Dictionary within a dictionary

Nested dictionaries

Since dictionaries in Python can hold any values, there’s nothing stopping us from creating a dictionary of dictionaries:

game = {
    "left": {
        "left": "empty",
        "right": "prize!",
    },
    "right": {
        "left": "empty",
        "right": "consolation prize",
    },
}

print(game["left"]["right"])  # prize!
print(game["right"]["right"]) # consolation prize

As you can see, working with nested dictionaries is no different than working with regular ones.

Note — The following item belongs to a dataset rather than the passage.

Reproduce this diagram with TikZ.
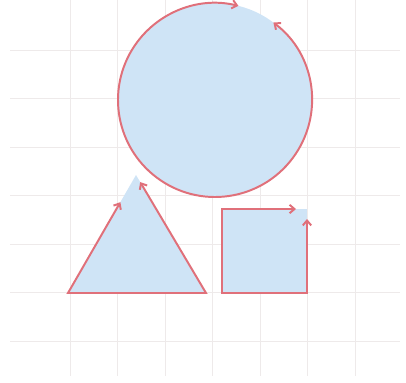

Checking for a key in a dictionary

Often, there’s a need to execute code depending on whether a particular key exists in the dictionary. The in keyword lets you do just that:

country = {"name": "France", "population": 67_000_000}
if "name" in country:
    print("Country:", country["name"])
else:
    print("Nameless country")

Output:

Country: France

How to copy a dictionary

Python has a special method for copying dictionaries - copy():

original = {"A": 1, "B": 2}
copy = original.copy()
copy["C"] = 3

print("original:", original)
print("copy:    ", copy)

Output:

original: {'A': 1, 'B': 2}
copy:     {'A': 1, 'B': 2, 'C': 3}

If for some reason you don’t want to use the copy() method, you can create a new dictionary using the dict constructor:

original = {"A": 1, "B": 2}

copy = dict(original) # using the constructor instead of the copy method

copy["C"] = 3

print("original:", original)
print("copy:    ", copy)

The output remains the same:

original: {'A': 1, 'B': 2}
copy:     {'A': 1, 'B': 2, 'C': 3}

Dictionary comprehension

Python lets you create dictionaries from existing data using comprehension syntax:

sqr = {x: x * x for x in range(1, 4)}

print(sqr)

Output:

{1: 1, 2: 4, 3: 9}

Just like with list comprehension, you can throw in an if to filter out certain dictionary elements:

sqr = {x: x * x for x in range(1, 8) if x % 2 == 0}

print(sqr)

Output:

{2: 4, 4: 16, 6: 36}

What’s the output of this Python code?

items = {"a": 1, "b": 2, "c": 3}
doubled = {k: v * 2 for k, v in items.items() if v % 2 != 0}

print(doubled)
{"a": 2, "b": 4, "c": 6}
{"a": 2, "c": 6}
{"b": 4, "c": 6}
{"a": 1, "b": 4, "c": 6}

Using the type() function for dictionaries

If you’re need to find out if a variable’s holding a dictionary, just use the type() function:

number = 1
d = {1: 2, 2: 3}

print("Is number a dict?", type(number) == dict)
print("Is d a dict?    ", type(d) == dict)

Output:

Is number a dict? False
Is d a dict?      True

Exercises

  1. Creating a basic dictionary:
    Write a Python program that lets users store key -> value pairs in a dictionary. Once the user’s done typing, show them the whole dictionary.
  2. Key search:
    Make a feature that lets users type in a key and the program displays the corresponding value from the dictionary.
  3. Adding and removing elements:
    Change your program so users can add new key -> value pairs or remove existing ones by their keys. Every time something changes, display the updated dictionary on the screen.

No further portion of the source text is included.